- Collected material -
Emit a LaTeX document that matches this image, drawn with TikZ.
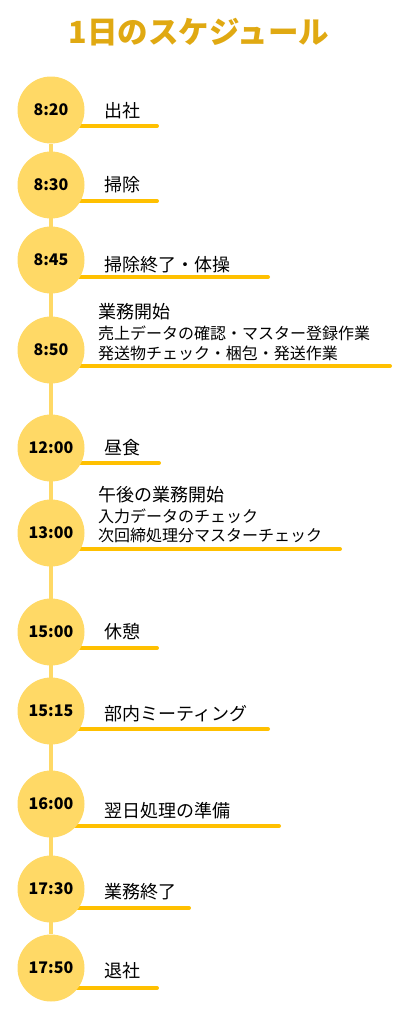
\documentclass[tikz,border=0pt]{standalone}
\usepackage{fontspec}
\setmainfont{Noto Sans CJK JP}
\usepackage{xcolor}
\usepackage{tikz}
\usetikzlibrary{
    positioning,
    backgrounds
}
\definecolor{dotyellow}{HTML}{FFD966}
\definecolor{lineyellow}{HTML}{FFC000}
\definecolor{titlegold}{HTML}{E0A912}

\begin{document}
\begin{tikzpicture}[x=1pt, y=-1pt,
  timept/.style={circle, fill=dotyellow, minimum size=67pt, inner sep=0pt,
                 font=\fontsize{16}{16}\selectfont\bfseries},
  task/.style={anchor=west, inner sep=0pt, font=\fontsize{18}{18}\selectfont},
  subtask/.style={anchor=west, inner sep=0pt, font=\fontsize{16}{16}\selectfont},
  uline/.style={draw=lineyellow, line width=4pt, line cap=round},
  vline/.style={draw=dotyellow, line width=4pt}]

  \useasboundingbox (0,0) rectangle (401,1021);

  % Title
  \node[font=\fontsize{30.5}{30.5}\selectfont\bfseries, text=titlegold] (title) at (199,32)
    {1日のスケジュール};

  % Time circles top to bottom
  \node[timept] (t1)  at (51,110) {8:20};
  \node[timept] (t2)  at (51,185) {8:30};
  \node[timept] (t3)  at (51,260) {8:45};
  \node[timept] (t4)  at (51,350) {8:50};
  \node[timept] (t5)  at (51,448) {12:00};
  \node[timept] (t6)  at (51,533) {13:00};
  \node[timept] (t7)  at (51,632) {15:00};
  \node[timept] (t8)  at (51,711) {15:15};
  \node[timept] (t9)  at (51,804) {16:00};
  \node[timept] (t10) at (51,889) {17:30};
  \node[timept] (t11) at (51,968) {17:50};

  % Tasks
  \node[task] (d1)  at (104,111) {出社};
  \node[task] (d2)  at (104,185) {掃除};
  \node[task] (d3)  at (104,265) {掃除終了・体操};
  \node[task]    (d4a) at (98,312) {業務開始};
  \node[subtask] (d4b) at (98,333) {売上データの確認・マスター登録作業};
  \node[subtask] (d4c) at (98,353) {発送物チェック・梱包・発送作業};
  \node[task] (d5)  at (104,448) {昼食};
  \node[task]    (d6a) at (98,495) {午後の業務開始};
  \node[subtask] (d6b) at (98,516) {入力データのチェック};
  \node[subtask] (d6c) at (98,535) {次回締処理分マスターチェック};
  \node[task] (d7)  at (104,632) {休憩};
  \node[task] (d8)  at (104,714) {部内ミーティング};
  \node[task] (d9)  at (104,811) {翌日処理の準備};
  \node[task] (d10) at (104,892) {業務終了};
  \node[task] (d11) at (104,971) {退社};

  % Underline ends
  \coordinate (e1)  at (157,126);
  \coordinate (e2)  at (157,201);
  \coordinate (e3)  at (268,277);
  \coordinate (e4)  at (390,366);
  \coordinate (e5)  at (159,463);
  \coordinate (e6)  at (340,549);
  \coordinate (e7)  at (157,648);
  \coordinate (e8)  at (268,729);
  \coordinate (e9)  at (279,826);
  \coordinate (e10) at (189,908);
  \coordinate (e11) at (157,988);

  % Timeline and underlines behind the circles
  \begin{scope}[on background layer]
    \draw[vline] (t1) -- (t11);
    \draw[uline] (t1.center |- e1) -- (e1);
    \draw[uline] (t2.center |- e2) -- (e2);
    \draw[uline] (t3.center |- e3) -- (e3);
    \draw[uline] (t4.center |- e4) -- (e4);
    \draw[uline] (t5.center |- e5) -- (e5);
    \draw[uline] (t6.center |- e6) -- (e6);
    \draw[uline] (t7.center |- e7) -- (e7);
    \draw[uline] (t8.center |- e8) -- (e8);
    \draw[uline] (t9.center |- e9) -- (e9);
    \draw[uline] (t10.center |- e10) -- (e10);
    \draw[uline] (t11.center |- e11) -- (e11);
  \end{scope}
\end{tikzpicture}
\end{document}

- Aim of the exercise -
Give again exactly the lines running from the beginning of the material above through the line that contains "(t11) at (51,968)", and leave out every picture.

- In response -
Emit a LaTeX document that matches this image, drawn with TikZ.
\documentclass[tikz,border=0pt]{standalone}
\usepackage{fontspec}
\setmainfont{Noto Sans CJK JP}
\usepackage{xcolor}
\usepackage{tikz}
\usetikzlibrary{
    positioning,
    backgrounds
}
\definecolor{dotyellow}{HTML}{FFD966}
\definecolor{lineyellow}{HTML}{FFC000}
\definecolor{titlegold}{HTML}{E0A912}

\begin{document}
\begin{tikzpicture}[x=1pt, y=-1pt,
  timept/.style={circle, fill=dotyellow, minimum size=67pt, inner sep=0pt,
                 font=\fontsize{16}{16}\selectfont\bfseries},
  task/.style={anchor=west, inner sep=0pt, font=\fontsize{18}{18}\selectfont},
  subtask/.style={anchor=west, inner sep=0pt, font=\fontsize{16}{16}\selectfont},
  uline/.style={draw=lineyellow, line width=4pt, line cap=round},
  vline/.style={draw=dotyellow, line width=4pt}]

  \useasboundingbox (0,0) rectangle (401,1021);

  % Title
  \node[font=\fontsize{30.5}{30.5}\selectfont\bfseries, text=titlegold] (title) at (199,32)
    {1日のスケジュール};

  % Time circles top to bottom
  \node[timept] (t1)  at (51,110) {8:20};
  \node[timept] (t2)  at (51,185) {8:30};
  \node[timept] (t3)  at (51,260) {8:45};
  \node[timept] (t4)  at (51,350) {8:50};
  \node[timept] (t5)  at (51,448) {12:00};
  \node[timept] (t6)  at (51,533) {13:00};
  \node[timept] (t7)  at (51,632) {15:00};
  \node[timept] (t8)  at (51,711) {15:15};
  \node[timept] (t9)  at (51,804) {16:00};
  \node[timept] (t10) at (51,889) {17:30};
  \node[timept] (t11) at (51,968) {17:50};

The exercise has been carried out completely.